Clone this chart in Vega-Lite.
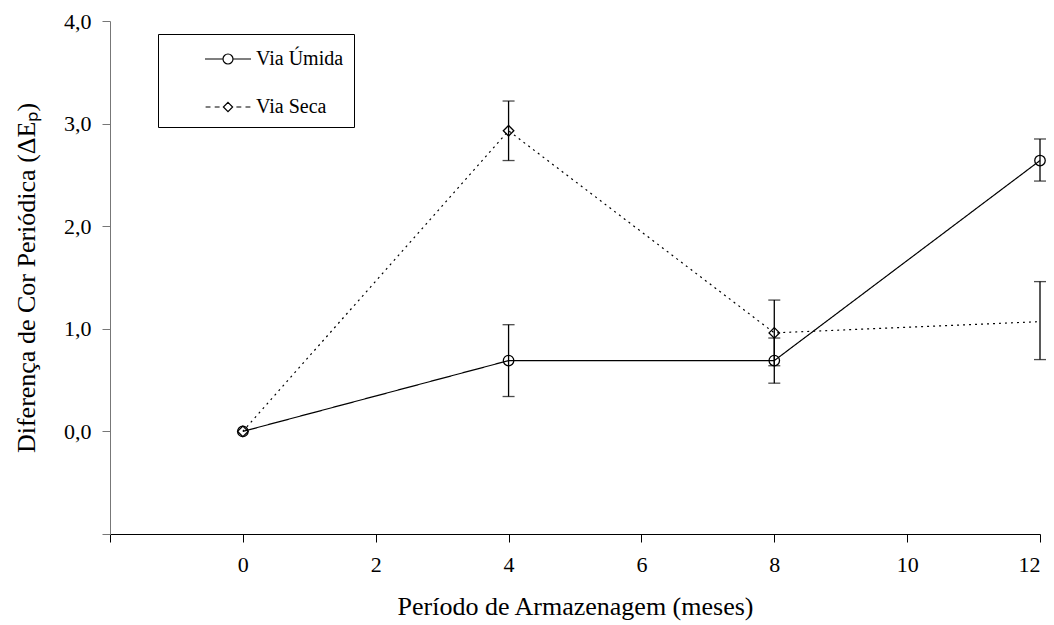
{
  "$schema": "https://vega.github.io/schema/vega-lite/v6.json",
  "width": 930,
  "height": 513,
  "autosize": "none",
  "padding": {"left": 110, "top": 21, "right": 14, "bottom": 91},
  "background": "white",
  "data": {
    "values": [
      {"serie": "Via Úmida", "mes": 0, "valor": 0.0, "lo": null, "hi": null},
      {"serie": "Via Úmida", "mes": 4, "valor": 0.69, "lo": 0.34, "hi": 1.04},
      {"serie": "Via Úmida", "mes": 8, "valor": 0.69, "lo": 0.47, "hi": 0.91},
      {"serie": "Via Úmida", "mes": 12, "valor": 2.64, "lo": 2.44, "hi": 2.85},
      {"serie": "Via Seca", "mes": 0, "valor": 0.0, "lo": null, "hi": null},
      {"serie": "Via Seca", "mes": 4, "valor": 2.93, "lo": 2.64, "hi": 3.22},
      {"serie": "Via Seca", "mes": 8, "valor": 0.96, "lo": 0.64, "hi": 1.28},
      {"serie": "Via Seca", "mes": 12, "valor": 1.07, "lo": 0.70, "hi": 1.46}
    ]
  },
  "encoding": {
    "x": {
      "field": "mes", "type": "quantitative",
      "scale": {"domain": [-2, 12], "nice": false, "zero": false},
      "axis": {
        "values": [-2, 0, 2, 4, 6, 8, 10, 12],
        "labelExpr": "datum.value < 0 ? '' : datum.label",
        "title": "Período de Armazenagem (meses)",
        "domainColor": "black", "tickColor": "black", "tickSize": 8,
        "labelFontSize": 22, "titleFontSize": 26,
        "labelPadding": 12, "titlePadding": 18
      }
    }
  },
  "layer": [
    {
      "mark": {"type": "rule", "stroke": "black", "strokeWidth": 1.3},
      "transform": [{"filter": "datum.lo != null"}],
      "encoding": {
        "y": {"field": "lo", "type": "quantitative"},
        "y2": {"field": "hi"}
      }
    },
    {
      "mark": {"type": "tick", "orient": "horizontal", "color": "black", "size": 12, "thickness": 1.3},
      "transform": [{"filter": "datum.lo != null"}],
      "encoding": {"y": {"field": "lo", "type": "quantitative"}}
    },
    {
      "mark": {"type": "tick", "orient": "horizontal", "color": "black", "size": 12, "thickness": 1.3},
      "transform": [{"filter": "datum.hi != null"}],
      "encoding": {"y": {"field": "hi", "type": "quantitative"}}
    },
    {
      "mark": {"type": "line", "stroke": "black", "strokeWidth": 1.2},
      "encoding": {
        "y": {"field": "valor", "type": "quantitative"},
        "detail": {"field": "serie"},
        "strokeDash": {
          "field": "serie", "type": "nominal",
          "scale": {"domain": ["Via Úmida", "Via Seca"], "range": [[1, 0], [2, 4]]},
          "legend": null
        }
      }
    },
    {
      "mark": {"type": "point", "stroke": "black", "strokeWidth": 1.3, "filled": false, "fill": "transparent", "opacity": 1},
      "transform": [{"filter": "!(datum.serie == 'Via Seca' && datum.mes == 12)"}],
      "encoding": {
        "y": {
          "field": "valor", "type": "quantitative",
          "scale": {"domain": [-1, 4], "nice": false, "zero": false},
          "axis": {
            "values": [-1, 0, 1, 2, 3, 4],
            "labelExpr": "datum.value < 0 ? '' : replace(format(datum.value, '.1f'), '.', ',')",
            "title": "Diferença de Cor Periódica (ΔEₚ)",
            "domainColor": "#777777", "tickColor": "#777777", "tickSize": 8,
            "labelFontSize": 22, "titleFontSize": 26,
            "labelPadding": 11, "titlePadding": 24
          }
        },
        "shape": {
          "field": "serie", "type": "nominal",
          "scale": {"domain": ["Via Úmida", "Via Seca"], "range": ["circle", "diamond"]},
          "legend": null
        },
        "size": {"value": 110}
      }
    },
    {
      "mark": {"type": "point", "stroke": "black", "strokeWidth": 1.2, "filled": false, "fill": "transparent", "opacity": 1},
      "transform": [{"filter": "false"}],
      "encoding": {
        "shape": {
          "field": "serie", "type": "nominal",
          "scale": {"domain": ["Via Úmida", "Via Seca"], "range": [
            "M-1.643,0H-0.357M0.357,0H1.643M0.357,0A0.357,0.357 0 1,1 -0.357,0A0.357,0.357 0 1,1 0.357,0",
            "M-1.6,0H-1.25M-0.95,0H-0.6M0.6,0H0.95M1.25,0H1.6M0,-0.33L0.33,0L0,0.33L-0.33,0Z"
          ]},
          "legend": {
            "title": null,
            "orient": "none",
            "legendX": 48,
            "legendY": 13,
            "direction": "vertical",
            "strokeColor": "black",
            "fillColor": "white",
            "padding": 10,
            "symbolOffset": 45,
            "symbolSize": 784,
            "symbolStrokeWidth": 1.2,
            "symbolStrokeColor": "black",
            "symbolFillColor": "transparent",
            "labelFont": "Liberation Serif",
            "labelFontSize": 20,
            "labelColor": "black",
            "labelOffset": 13,
            "rowPadding": 23
          }
        }
      }
    }
  ],
  "resolve": {"scale": {"shape": "independent"}},
  "config": {
    "view": {"stroke": null},
    "font": "Liberation Serif",
    "style": {"guide-label": {"font": "Liberation Serif"}},
    "axis": {"grid": false, "labelFont": "Liberation Serif", "titleFont": "Liberation Serif", "labelColor": "black", "titleColor": "black", "titleFontWeight": "normal"}
  }
}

● **WHAT TO WORK ON**:
Write out the data precisely as given, excluding the pictures.

● **ANSWER FOR THE TASK**:
Clone this chart in Vega-Lite.
{
  "$schema": "https://vega.github.io/schema/vega-lite/v6.json",
  "width": 930,
  "height": 513,
  "autosize": "none",
  "padding": {"left": 110, "top": 21, "right": 14, "bottom": 91},
  "background": "white",
  "data": {
    "values": [
      {"serie": "Via Úmida", "mes": 0, "valor": 0.0, "lo": null, "hi": null},
      {"serie": "Via Úmida", "mes": 4, "valor": 0.69, "lo": 0.34, "hi": 1.04},
      {"serie": "Via Úmida", "mes": 8, "valor": 0.69, "lo": 0.47, "hi": 0.91},
      {"serie": "Via Úmida", "mes": 12, "valor": 2.64, "lo": 2.44, "hi": 2.85},
      {"serie": "Via Seca", "mes": 0, "valor": 0.0, "lo": null, "hi": null},
      {"serie": "Via Seca", "mes": 4, "valor": 2.93, "lo": 2.64, "hi": 3.22},
      {"serie": "Via Seca", "mes": 8, "valor": 0.96, "lo": 0.64, "hi": 1.28},
      {"serie": "Via Seca", "mes": 12, "valor": 1.07, "lo": 0.70, "hi": 1.46}
    ]
  },
  "encoding": {
    "x": {
      "field": "mes", "type": "quantitative",
      "scale": {"domain": [-2, 12], "nice": false, "zero": false},
      "axis": {
        "values": [-2, 0, 2, 4, 6, 8, 10, 12],
        "labelExpr": "datum.value < 0 ? '' : datum.label",
        "title": "Período de Armazenagem (meses)",
        "domainColor": "black", "tickColor": "black", "tickSize": 8,
        "labelFontSize": 22, "titleFontSize": 26,
        "labelPadding": 12, "titlePadding": 18
      }
    }
  },
  "layer": [
    {
      "mark": {"type": "rule", "stroke": "black", "strokeWidth": 1.3},
      "transform": [{"filter": "datum.lo != null"}],
      "encoding": {
        "y": {"field": "lo", "type": "quantitative"},
        "y2": {"field": "hi"}
      }
    },
    {
      "mark": {"type": "tick", "orient": "horizontal", "color": "black", "size": 12, "thickness": 1.3},
      "transform": [{"filter": "datum.lo != null"}],
      "encoding": {"y": {"field": "lo", "type": "quantitative"}}
    },
    {
      "mark": {"type": "tick", "orient": "horizontal", "color": "black", "size": 12, "thickness": 1.3},
      "transform": [{"filter": "datum.hi != null"}],
      "encoding": {"y": {"field": "hi", "type": "quantitative"}}
    },
    {
      "mark": {"type": "line", "stroke": "black", "strokeWidth": 1.2},
      "encoding": {
        "y": {"field": "valor", "type": "quantitative"},
        "detail": {"field": "serie"},
        "strokeDash": {
          "field": "serie", "type": "nominal",
          "scale": {"domain": ["Via Úmida", "Via Seca"], "range": [[1, 0], [2, 4]]},
          "legend": null
        }
      }
    },
    {
      "mark": {"type": "point", "stroke": "black", "strokeWidth": 1.3, "filled": false, "fill": "transparent", "opacity": 1},
      "transform": [{"filter": "!(datum.serie == 'Via Seca' && datum.mes == 12)"}],
      "encoding": {
        "y": {
          "field": "valor", "type": "quantitative",
          "scale": {"domain": [-1, 4], "nice": false, "zero": false},
          "axis": {
            "values": [-1, 0, 1, 2, 3, 4],
            "labelExpr": "datum.value < 0 ? '' : replace(format(datum.value, '.1f'), '.', ',')",
            "title": "Diferença de Cor Periódica (ΔEₚ)",
            "domainColor": "#777777", "tickColor": "#777777", "tickSize": 8,
            "labelFontSize": 22, "titleFontSize": 26,
            "labelPadding": 11, "titlePadding": 24
          }
        },
        "shape": {
          "field": "serie", "type": "nominal",
          "scale": {"domain": ["Via Úmida", "Via Seca"], "range": ["circle", "diamond"]},
          "legend": null
        },
        "size": {"value": 110}
      }
    },
    {
      "mark": {"type": "point", "stroke": "black", "strokeWidth": 1.2, "filled": false, "fill": "transparent", "opacity": 1},
      "transform": [{"filter": "false"}],
      "encoding": {
        "shape": {
          "field": "serie", "type": "nominal",
          "scale": {"domain": ["Via Úmida", "Via Seca"], "range": [
            "M-1.643,0H-0.357M0.357,0H1.643M0.357,0A0.357,0.357 0 1,1 -0.357,0A0.357,0.357 0 1,1 0.357,0",
            "M-1.6,0H-1.25M-0.95,0H-0.6M0.6,0H0.95M1.25,0H1.6M0,-0.33L0.33,0L0,0.33L-0.33,0Z"
          ]},
          "legend": {
            "title": null,
            "orient": "none",
            "legendX": 48,
            "legendY": 13,
            "direction": "vertical",
            "strokeColor": "black",
            "fillColor": "white",
            "padding": 10,
            "symbolOffset": 45,
            "symbolSize": 784,
            "symbolStrokeWidth": 1.2,
            "symbolStrokeColor": "black",
            "symbolFillColor": "transparent",
            "labelFont": "Liberation Serif",
            "labelFontSize": 20,
            "labelColor": "black",
            "labelOffset": 13,
            "rowPadding": 23
          }
        }
      }
    }
  ],
  "resolve": {"scale": {"shape": "independent"}},
  "config": {
    "view": {"stroke": null},
    "font": "Liberation Serif",
    "style": {"guide-label": {"font": "Liberation Serif"}},
    "axis": {"grid": false, "labelFont": "Liberation Serif", "titleFont": "Liberation Serif", "labelColor": "black", "titleColor": "black", "titleFontWeight": "normal"}
  }
}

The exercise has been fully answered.